Since 2015, the year the Lake George Waterkeeper launched the annual Salt Summits, the governments’ use of road salt has begun to shrink and the contamination of groundwater, tributaries and ultimately of the lake itself has slowed, thanks in part to tactics introduced at the annual Salt Summit – among them: applying the salty, liquid solution known as brine, which acts as an anti-icing agent in advance of a storm; using live edge plows that conform to a road’s erratic surfaces; tracking salt application rates; calibrating salt spreading equipment; monitoring salt use during storms and performing post-storm evaluations.
Concentrations of sodium and chloride in the lake’s tributaries began to decline around 2016.
Climate Change and other Stresses
During the winter of 2016-17, Dr. Sutherland himself noticed that much less road salt was deposited in a brook that flows through Bolton Landing to Lake George. And that was not simply because highway crews were becoming more strategic in their use of salt to keep roads clear of snow and ice.
“There was not much snowpack that winter, and because there wasn’t much snow on the roads to be melted, there was not much road salt in the runoff. Since then, we have not really had a typical winter for the Lake George Basin, with several feet of snow. But that winter was the turning point,” said Sutherland.
Climate change, in other words, was playing a role in shrinking the load of road salt deposited into Lake George’s tributaries and, ultimately, the lake itself.
In the course of compiling his data about the impacts of acid rain and road salt on Lake George’s tributaries, Sutherland was able to document something else: the climate of Lake George is changing.
Since 1970, temperatures in winters and summers have increased “by a significant amount,” said Sutherland. And less snow falls to the ground every winter and more rain falls every summer.
“Overall, there has been a 2.5-degree temperature change within the Lake George Basin during the past 55 years. Summer temperatures have increased by 1.5 degrees, winter temperatures by nearly 3.5 degrees,” said Sutherland.
Precipitation also trends along discernible lines, Sutherland said.
“The annual mean precipitation in this area has increased by six tenths of an inch. Summer mean precipitation has increased by two inches. Winter mean precipitation has decreased by roughly an inch,” he said.
Sutherland and his co-authors say these changes could have significant implications for water quality.
Changing weather patterns, for example, may affect runoff. Heavier rain events and seasonal shifts can flush accumulated pollutants — including sodium and chloride from road salt — into tributaries and the lake.
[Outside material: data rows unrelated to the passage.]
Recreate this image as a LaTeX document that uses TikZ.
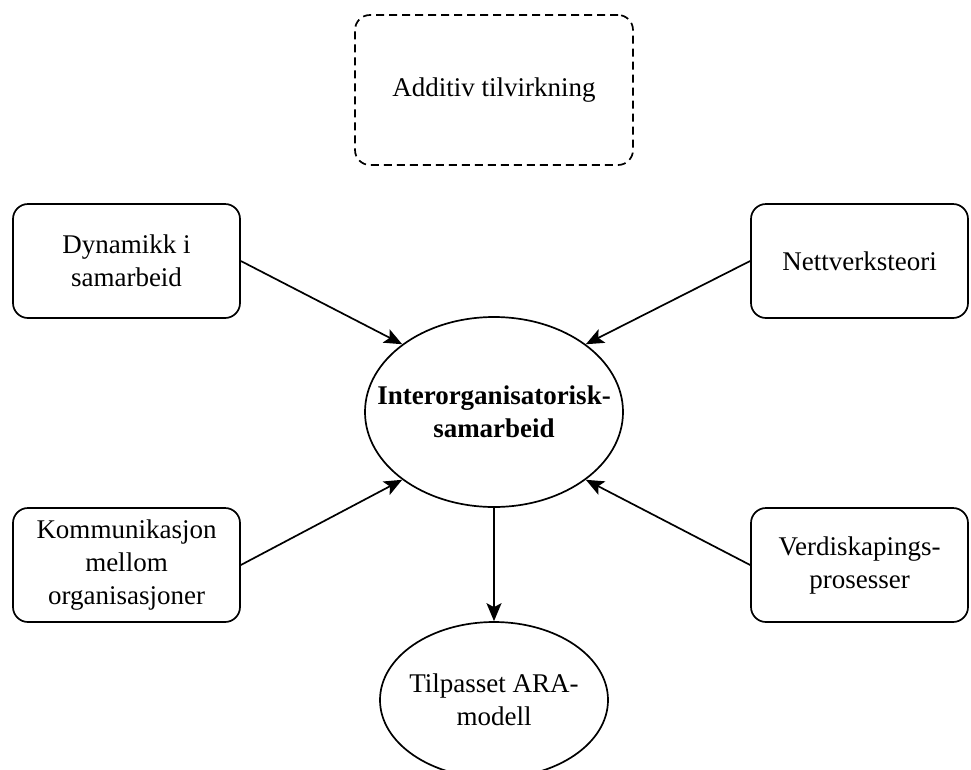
\documentclass[tikz,border=0pt]{standalone}
\usepackage{fontspec}
\setmainfont{Liberation Serif}
\usepackage{tikz}
\usetikzlibrary{shapes.geometric}
\usetikzlibrary{arrows.meta}

\begin{document}
\begin{tikzpicture}[
	x=1pt,
	y=-1pt,
	box/.style={
		rectangle,
		rounded corners=15pt,
		draw=black,
		line width=1.7pt,
		align=center,
		minimum height=114pt,
		inner sep=0pt
		},
	core/.style={
		ellipse,
		draw=black,
		line width=1.7pt,
		align=center,
		inner ysep=0pt
	},
	link/.style={
		line width=1.7pt,
		-{Stealth[length=18pt,width=15pt,inset=4pt]}
	},
	every node/.style={font=\fontsize{27}{33}\selectfont}
]
\useasboundingbox (0,0) rectangle (971,769);

% Centre
\node [core, inner xsep=-26pt, minimum width=258pt, minimum height=190pt, font=\fontsize{27}{33}\selectfont\bfseries] (Samarbeid) at (494,412) {Interorganisatorisk-\\samarbeid};
\node [core, inner xsep=-5pt, minimum width=228pt, minimum height=156pt] (ARA) at (494,700) {Tilpasset ARA-\\modell};

% Boxes
\node [box, dash pattern=on 8pt off 5pt, minimum width=278pt, minimum height=150pt] (Tilvirkning) at (494,90) {Additiv tilvirkning};
\node [box, minimum width=227pt] (Dynamikk) at (126.5,261) {Dynamikk i\\samarbeid};
\node [box, minimum width=217pt] (Nettverk) at (859.5,261) {Nettverksteori};
\node [box, minimum width=227pt] (Kommunikasjon) at (126.5,565) {Kommunikasjon\\mellom\\organisasjoner};
\node [box, minimum width=217pt] (Verdiskaping) at (859.5,565) {Verdiskapings-\\prosesser};

% Arrows
\draw [link] (Dynamikk.east) -- (Samarbeid.north west);
\draw [link] (Nettverk.west) -- (Samarbeid.north east);
\draw [link] (Kommunikasjon.east) -- (Samarbeid.south west);
\draw [link] (Verdiskaping.west) -- (Samarbeid.south east);
\draw [link] (Samarbeid.south) -- (ARA.north);

\end{tikzpicture}
\end{document}
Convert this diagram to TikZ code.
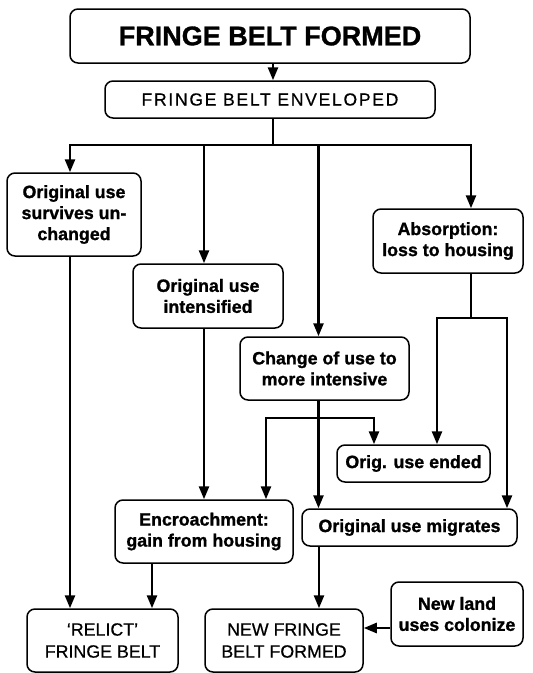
\documentclass[tikz,border=0pt]{standalone}
\usepackage{fontspec}
\setmainfont{Liberation Sans}[BoldFeatures={FakeBold=1.2}]
\newfontfamily\spacedfont[Ligatures=TeX,LetterSpace=10,FakeBold=0.6]{Liberation Sans}
\newfontfamily\capsfont[Ligatures=TeX,FakeBold=0.6]{Liberation Sans}
\usetikzlibrary{arrows.meta, positioning}

\tikzset{
  box/.style={draw, rounded corners=8pt, line width=1.5pt, align=center,
    inner sep=2pt, font=\bfseries\fontsize{17.8}{21}\selectfont},
  capbox/.style={box, font=\capsfont\fontsize{17.8}{22}\selectfont},
  link/.style={line width=2.6pt, ->},
  trunk/.style={line width=2.6pt},
}

\begin{document}
\begin{tikzpicture}[x=1pt,y=-1pt,>={Triangle[length=13pt,width=10pt]}]
\useasboundingbox (0,0) rectangle (533,673);

% boxes
\node[box, minimum width=400pt, minimum height=54pt,
  font=\bfseries\fontsize{27}{30}\selectfont] (formed) at (270,36) {FRINGE BELT FORMED};
\node[capbox, minimum width=330pt, minimum height=37pt,
  font=\spacedfont\fontsize{17.5}{21}\selectfont] (envel) at (270,99.5) {FRINGE BELT ENVELOPED};
\node[box, minimum width=134pt, minimum height=83pt] (survives) at (74,214.5) {Original use\\survives un-\\changed};
\node[box, minimum width=150pt, minimum height=64pt] (intens) at (208,296) {Original use\\intensified};
\node[box, minimum width=169pt, minimum height=63pt] (change) at (324.5,368.5) {Change of use to\\more intensive};
\node[box, minimum width=150pt, minimum height=64pt] (absorb) at (448,241) {Absorption:\\loss to housing};
\node[box, minimum width=153pt, minimum height=37pt] (ended) at (413.5,463.5) {Orig. use ended};
\node[box, minimum width=178pt, minimum height=63pt] (encroach) at (204,531.5) {Encroachment:\\gain from housing};
\node[box, minimum width=215pt, minimum height=37pt] (migrates) at (409.5,527.5) {Original use migrates};
\node[capbox, minimum width=151pt, minimum height=63pt] (relict) at (102.5,640.5) {‘RELICT’\\FRINGE BELT};
\node[capbox, minimum width=158pt, minimum height=63pt] (newbelt) at (284,640.5) {NEW FRINGE\\BELT FORMED};
\node[box, minimum width=132pt, minimum height=64pt] (newland) at (457,614) {New land\\uses colonize};

% connector points
\coordinate (f1) at ([xshift=3pt]formed.south);
\coordinate (e1) at ([xshift=3pt]envel.south);
\coordinate (split) at (273,145);
\coordinate (s1) at ([xshift=-4pt]survives.south);
\coordinate (i1) at ([xshift=-4pt]intens.south);
\coordinate (cfork) at (318,418);
\coordinate (c1) at ([xshift=-6pt]change.south);
\coordinate (a1) at ([xshift=23pt]absorb.south);
\coordinate (afork) at (471,318);
\coordinate (g1) at ([xshift=-52pt]encroach.south);
\coordinate (m1) at ([xshift=-90.5pt]migrates.south);
\coordinate (n1) at ([yshift=-14pt]newland.west);

% connectors
\draw[link] (f1) -- (f1 |- envel.north);
\draw[trunk] (e1) -- (split);
\draw[link] (split) -| ([xshift=-4pt]survives.north);
\draw[link] (split) -| ([xshift=-4pt]intens.north);
\draw[link] (split) -| ([xshift=-6pt]change.north);
\draw[link] (split) -| ([xshift=23pt]absorb.north);
\draw[link] (s1) -- (s1 |- relict.north);
\draw[link] (i1) -- (i1 |- encroach.north);
\draw[link] (c1) -- (c1 |- migrates.north);
\draw[link] (cfork) -| ([xshift=62pt]encroach.north);
\draw[link] (cfork) -| ([xshift=-39.5pt]ended.north);
\draw[trunk] (a1) -- (afork);
\draw[link] (afork) -| ([xshift=23.5pt]ended.north);
\draw[link] (afork) -| ([xshift=97.5pt]migrates.north);
\draw[link] (g1) -- (g1 |- relict.north);
\draw[link] (m1) -- (m1 |- newbelt.north);
\draw[link] (n1) -- (n1 -| newbelt.east);
\end{tikzpicture}
\end{document}
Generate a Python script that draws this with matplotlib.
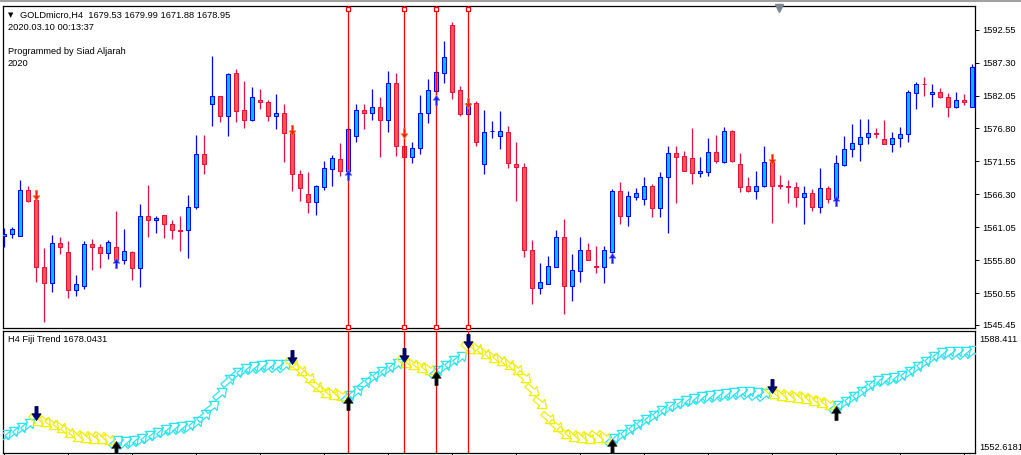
import matplotlib
matplotlib.use('Agg')
import matplotlib.pyplot as plt
from matplotlib.path import Path
from matplotlib.markers import MarkerStyle
from matplotlib.transforms import Affine2D, offset_copy
from matplotlib.lines import Line2D

plt.rcParams['font.family'] = ['Liberation Sans', 'DejaVu Sans']

# GOLDmicro H4 candles
opens = [
    1559.65, 1559.97, 1559.65, 1566.98, 1565.39, 1554.70, 1552.15, 1558.53, 1557.10, 1551.03,
    1551.67, 1558.37, 1557.89, 1556.94, 1557.89, 1555.82, 1557.10, 1554.54, 1562.84, 1562.20,
    1563.00, 1561.56, 1560.60, 1560.60, 1564.27, 1572.73, 1580.70, 1581.98, 1578.79, 1585.65,
    1579.74, 1578.15, 1581.34, 1581.02, 1578.79, 1579.27, 1576.08, 1569.54, 1566.35, 1565.07,
    1567.46, 1570.33, 1571.93, 1570.02, 1575.60, 1579.74, 1579.27, 1580.22, 1578.15, 1584.05,
    1574.00, 1572.25, 1573.68, 1579.27, 1582.78, 1585.65, 1593.30, 1582.93, 1579.11, 1580.86,
    1571.13, 1576.32, 1575.60, 1576.24, 1571.13, 1570.65, 1557.41, 1551.35, 1551.99, 1554.70,
    1559.49, 1551.67, 1554.07, 1557.41, 1554.78, 1554.70, 1557.10, 1566.83, 1562.84, 1565.87,
    1565.55, 1567.62, 1564.11, 1569.06, 1572.89, 1572.41, 1572.09, 1569.70, 1569.86, 1573.05,
    1571.45, 1576.40, 1571.13, 1567.62, 1566.83, 1567.62, 1571.45, 1567.78, 1567.62, 1567.46,
    1565.87, 1566.51, 1564.27, 1567.30, 1565.71, 1570.97, 1573.52, 1574.32, 1575.44, 1576.08,
    1575.12, 1574.32, 1575.28, 1575.92, 1582.46, 1583.89, 1582.30, 1582.62, 1581.82, 1580.22,
    1581.34, 1580.22]
highs = [
    1560.92, 1561.08, 1568.58, 1567.62, 1566.51, 1557.73, 1559.81, 1559.49, 1558.85, 1553.43,
    1558.85, 1559.17, 1558.37, 1559.01, 1563.64, 1560.76, 1557.26, 1564.75, 1567.78, 1562.84,
    1563.00, 1562.20, 1562.84, 1566.19, 1575.76, 1575.76, 1588.36, 1581.98, 1585.65, 1586.28,
    1584.37, 1583.41, 1583.09, 1581.34, 1582.30, 1580.70, 1576.87, 1570.17, 1569.86, 1567.78,
    1571.61, 1572.57, 1574.48, 1577.03, 1580.70, 1580.70, 1583.09, 1581.82, 1585.97, 1585.65,
    1576.40, 1574.64, 1582.14, 1584.69, 1586.12, 1590.75, 1593.78, 1583.57, 1581.18, 1581.18,
    1579.74, 1577.99, 1579.59, 1577.19, 1574.64, 1571.29, 1559.01, 1555.34, 1556.46, 1560.60,
    1562.36, 1556.78, 1559.49, 1558.53, 1558.05, 1558.05, 1567.14, 1568.26, 1566.83, 1567.30,
    1569.06, 1567.94, 1569.86, 1574.00, 1574.00, 1573.21, 1576.87, 1572.25, 1575.28, 1575.76,
    1577.03, 1576.55, 1572.89, 1569.06, 1570.02, 1574.00, 1572.25, 1569.38, 1568.58, 1568.26,
    1567.62, 1567.14, 1570.49, 1567.62, 1572.57, 1575.60, 1577.51, 1578.31, 1578.31, 1576.87,
    1578.15, 1576.24, 1577.03, 1582.93, 1584.21, 1585.01, 1583.89, 1583.25, 1582.46, 1582.62,
    1582.30, 1587.08]
lows = [
    1557.89, 1559.33, 1559.65, 1565.07, 1552.31, 1545.93, 1550.72, 1556.78, 1549.76, 1550.08,
    1551.19, 1554.22, 1554.54, 1555.98, 1555.34, 1555.18, 1552.63, 1551.51, 1559.49, 1560.13,
    1559.33, 1559.17, 1557.26, 1556.14, 1563.95, 1569.54, 1577.19, 1577.83, 1575.60, 1577.83,
    1576.87, 1577.99, 1579.90, 1577.99, 1576.71, 1571.45, 1566.83, 1565.23, 1563.32, 1563.00,
    1566.98, 1567.62, 1569.22, 1569.38, 1574.64, 1576.71, 1578.15, 1572.25, 1576.24, 1572.41,
    1571.77, 1571.29, 1572.73, 1577.67, 1581.34, 1584.05, 1581.50, 1578.79, 1578.79, 1574.00,
    1569.54, 1575.28, 1573.52, 1570.49, 1565.23, 1556.30, 1548.80, 1550.40, 1551.99, 1554.70,
    1547.21, 1549.28, 1552.31, 1555.82, 1553.75, 1552.15, 1556.14, 1561.56, 1561.24, 1565.39,
    1564.59, 1562.68, 1562.68, 1560.13, 1564.91, 1570.02, 1567.94, 1569.06, 1569.22, 1571.29,
    1571.29, 1571.45, 1566.67, 1566.67, 1565.55, 1567.46, 1561.72, 1567.14, 1564.91, 1564.27,
    1561.56, 1563.64, 1563.32, 1564.91, 1565.23, 1570.81, 1572.25, 1571.61, 1574.32, 1575.28,
    1574.32, 1573.05, 1573.84, 1574.64, 1579.90, 1581.98, 1580.22, 1581.66, 1578.63, 1580.06,
    1580.54, 1580.22]
closes = [
    1559.97, 1560.76, 1566.98, 1565.23, 1554.70, 1552.15, 1558.53, 1557.89, 1551.03, 1551.99,
    1558.37, 1557.89, 1556.94, 1558.69, 1555.82, 1557.26, 1554.54, 1562.84, 1562.20, 1562.52,
    1561.56, 1560.60, 1560.45, 1564.27, 1572.73, 1571.13, 1581.98, 1578.79, 1585.49, 1579.59,
    1578.15, 1581.82, 1581.02, 1578.79, 1579.27, 1576.08, 1569.54, 1567.30, 1565.07, 1567.62,
    1570.49, 1572.09, 1570.02, 1576.71, 1579.74, 1579.27, 1580.22, 1578.15, 1584.05, 1574.00,
    1572.25, 1573.68, 1579.27, 1582.93, 1585.81, 1588.20, 1582.62, 1579.11, 1580.86, 1574.64,
    1576.24, 1576.40, 1576.40, 1571.29, 1570.65, 1557.41, 1551.35, 1552.31, 1554.86, 1559.49,
    1551.67, 1554.22, 1557.41, 1555.82, 1554.62, 1557.41, 1566.83, 1562.84, 1566.03, 1566.51,
    1567.62, 1564.11, 1569.06, 1572.89, 1572.25, 1570.02, 1569.70, 1570.02, 1573.05, 1571.61,
    1576.40, 1571.61, 1567.46, 1566.83, 1567.62, 1571.45, 1567.62, 1567.62, 1567.46, 1565.87,
    1566.51, 1564.27, 1567.30, 1565.55, 1571.29, 1573.52, 1574.48, 1575.44, 1576.08, 1575.92,
    1574.32, 1575.28, 1575.92, 1582.62, 1583.89, 1583.81, 1582.62, 1581.82, 1580.22, 1581.34,
    1581.02, 1586.60]

# Fiji Trend indicator line
fiji = [
    1557.90, 1558.78, 1559.95, 1561.12, 1562.30, 1562.00, 1561.12, 1560.24, 1558.78, 1557.60,
    1557.31, 1557.02, 1557.02, 1556.72, 1556.14, 1555.84, 1556.14, 1556.72, 1557.60, 1558.48,
    1559.36, 1559.95, 1560.24, 1560.54, 1561.71, 1563.76, 1566.40, 1570.22, 1574.03, 1576.09,
    1577.26, 1577.85, 1578.14, 1578.43, 1578.43, 1578.43, 1578.73, 1576.97, 1574.91, 1572.27,
    1570.51, 1569.93, 1569.63, 1569.34, 1570.81, 1573.15, 1574.91, 1576.38, 1577.55, 1578.73,
    1579.31, 1578.73, 1577.85, 1577.26, 1576.67, 1578.14, 1579.61, 1580.78, 1583.42, 1583.42,
    1581.96, 1580.78, 1579.90, 1578.73, 1577.26, 1574.91, 1571.10, 1567.29, 1562.88, 1560.54,
    1558.48, 1557.60, 1557.31, 1557.02, 1557.31, 1557.31, 1556.72, 1557.90, 1559.36, 1560.83,
    1562.30, 1563.47, 1564.94, 1566.11, 1566.99, 1567.87, 1568.46, 1569.05, 1569.34, 1569.63,
    1569.93, 1570.22, 1570.51, 1570.51, 1570.22, 1569.93, 1570.22, 1569.63, 1569.34, 1569.05,
    1568.75, 1568.17, 1567.58, 1566.99, 1566.40, 1567.58, 1569.05, 1570.51, 1572.27, 1573.74,
    1574.33, 1574.62, 1575.21, 1576.38, 1577.85, 1579.31, 1580.78, 1581.96, 1582.25, 1582.25,
    1582.25, 1582.54]

sell_bars = [4, 36, 50, 58, 96]
buy_bars = [14, 43, 54, 76, 104]
vline_bars = [43, 50, 54, 58]
price_ticks = [1592.55, 1587.30, 1582.05, 1576.80, 1571.55, 1566.30, 1561.05, 1555.80, 1550.55, 1545.45]
ind_labels = ['1588.411', '1552.6181']

W, H = 1021, 455
fig = plt.figure(figsize=(W / 100, H / 100), dpi=100)
fig.patch.set_facecolor('white')


def box(x0, y0, x1, y1):
    return [x0 / W, 1 - y1 / H, (x1 - x0) / W, (y1 - y0) / H]


ax = fig.add_axes(box(3, 6, 975, 328))
ax2 = fig.add_axes(box(3, 331, 975, 453))
n = len(closes)
xs = list(range(n))

# candles
up = [c >= o for o, c in zip(opens, closes)]
edge = ['#0000ff' if u else '#e0143c' for u in up]
fill = ['#00c0ff' if u else '#ff5252' for u in up]
bottoms = [min(o, c) for o, c in zip(opens, closes)]
heights = [abs(c - o) for o, c in zip(opens, closes)]
ax.vlines(xs, lows, highs, colors=edge, lw=0.9, zorder=2)
ax.bar(xs, heights, bottom=bottoms, width=0.58, color=fill, edgecolor=edge, linewidth=0.75, zorder=3)

# arrow shapes
block = Path([(-0.22, -1), (0.22, -1), (0.22, 0.05), (0.65, 0.05), (0, 1), (-0.65, 0.05), (-0.22, 0.05), (-0.22, -1)],
             [Path.MOVETO] + [Path.LINETO] * 6 + [Path.CLOSEPOLY])
arr_up = MarkerStyle(block)
arr_dn = MarkerStyle(block, transform=Affine2D().rotate_deg(180))
hollow = Path([(-1, -0.3), (0.1, -0.3), (0.1, -0.75), (1, 0), (0.1, 0.75), (0.1, 0.3), (-1, 0.3), (-1, -0.3)],
              [Path.MOVETO] + [Path.LINETO] * 6 + [Path.CLOSEPOLY])
h_up = MarkerStyle(hollow, fillstyle='none', transform=Affine2D().rotate_deg(40))
h_dn = MarkerStyle(hollow, fillstyle='none', transform=Affine2D().rotate_deg(-40))

# signal arrows on price
ax.plot(sell_bars, [highs[b] for b in sell_bars], ls='none', marker=arr_dn, ms=7.5, mfc='#ff1a1a', mec='#ff8c00',
        mew=0.5, zorder=5, transform=offset_copy(ax.transData, fig=fig, y=-2, units='dots'))
ax.plot(buy_bars, [lows[b] for b in buy_bars], ls='none', marker=arr_up, ms=7.5, mfc='#1a1aff', mec='#8080ff',
        mew=0.5, zorder=5)

# vertical lines
for b in vline_bars:
    ax.axvline(b, color='red', lw=0.9, zorder=4)
    ax2.axvline(b, color='red', lw=0.9, zorder=4)
    for yy in (0.99, 0.004):
        ax.plot([b], [yy], marker='s', ms=3.5, mfc='white', mec='red', mew=0.9,
                transform=ax.get_xaxis_transform(), clip_on=False, zorder=6)

ax.set_xlim(-0.125, 121.375)
ax.set_ylim(1544.97, 1596.33)
ax.yaxis.tick_right()
ax.set_yticks(price_ticks)
ax.set_yticklabels(['%.2f' % p for p in price_ticks])
ax.set_xticks([])
ax.tick_params(axis='y', length=3, width=0.7, pad=2, labelsize=6.7)

# Fiji trend arrows
trend = []
state = 1
for i in xs:
    if i in sell_bars:
        state = -1
    elif i in buy_bars:
        state = 1
    trend.append(state)
ux = [i for i in xs if trend[i] > 0]
dx = [i for i in xs if trend[i] < 0]
ax2.plot(ux, [fiji[i] for i in ux], ls='none', marker=h_up, ms=11.5, mec='#28e6f0', mew=0.9, zorder=3)
ax2.plot(dx, [fiji[i] for i in dx], ls='none', marker=h_dn, ms=11.5, mec='#f0f000', mew=0.9, zorder=3)
ax2.plot(sell_bars, [fiji[b] for b in sell_bars], ls='none', marker=arr_dn, ms=10, mfc='#000080', mec='#000033',
         mew=0.6, zorder=5, transform=offset_copy(ax2.transData, fig=fig, y=7, units='dots'))
ax2.plot(buy_bars, [fiji[b] for b in buy_bars], ls='none', marker=arr_up, ms=10, mfc='black', mec='#202020',
         mew=0.6, zorder=5, transform=offset_copy(ax2.transData, fig=fig, y=-7, units='dots'))

ax2.set_xlim(-0.125, 121.375)
ax2.set_ylim(1552.618, 1588.411)
ax2.set_yticks([])
ax2.set_xticks(range(0, n, 8))
ax2.set_xticklabels([])
ax2.tick_params(axis='x', length=3, width=0.7, direction='out')
ax2.text(1.004, 0.934, ind_labels[0], transform=ax2.transAxes, va='center', ha='left', fontsize=6.7)
ax2.text(1.004, 0.049, ind_labels[1], transform=ax2.transAxes, va='center', ha='left', fontsize=6.7)

for a in (ax, ax2):
    for s in a.spines.values():
        s.set_linewidth(0.9)
        s.set_color('black')

# header texts
fig.text(8 / W, 1 - 15 / H, '▼', fontsize=5, family='DejaVu Sans', va='center')
fig.text(20 / W, 1 - 15 / H, 'GOLDmicro,H4  1679.53 1679.99 1671.88 1678.95', fontsize=6.7, va='center')
fig.text(8 / W, 1 - 27 / H, '2020.03.10 00:13:37', fontsize=6.7, va='center')
fig.text(8 / W, 1 - 52 / H, 'Programmed by Siad Aljarah', fontsize=6.7, va='center')
fig.text(8 / W, 1 - 63 / H, '2020', fontsize=6.7, va='center')
fig.text(8 / W, 1 - 340 / H, 'H4 Fiji Trend 1678.0431', fontsize=6.7, va='center')

fig.add_artist(Line2D([0, 1], [1 - 1 / H, 1 - 1 / H], color='#a0a0a0', lw=1.5, transform=fig.transFigure))
fig.add_artist(Line2D([779 / W], [1 - 8 / H], marker='v', ms=6, color='#7a8590', transform=fig.transFigure))

fig.savefig('out.png', dpi=100)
Temperature also plays a role in how tributary waters enter the lake. Previous research cited in the study found that about 90% of the depth at which incoming streams settle is controlled by temperature, with salinity accounting for the rest.
Warming waters, in other words, could change how pollutants are distributed within the lake, potentially affecting deep-water oxygen levels and nutrient release.
The study suggests Lake George may already be experiencing incomplete seasonal mixing, a condition that can trap low-oxygen water at depth and alter chemical balances.
Monitoring is Key to Protecting Lake George
Climate-driven changes could also interact with other stressors — particularly legacy pollution from road salt and acid rain — in ways that have yet to be fully understood.
Despite these concerns, the researchers said there are reasons for cautious optimism.
“If we continue to use of best management practices, it is likely that we will continue to see reductions in concentrations of contaminants,” said Sutherland.
However, recovery will be decades long, given the residual contaminants in the soils, in the streams and in Lake George itself.
Moreover, the researchers warn that climate change could continue to interrupt or complicate the lake’s recovery. As temperatures continue to rise and precipitation patterns shift, monitoring and measuring the climate’s interactions with legacy pollutants will, the researchers argue, be required if Lake George is to be protected.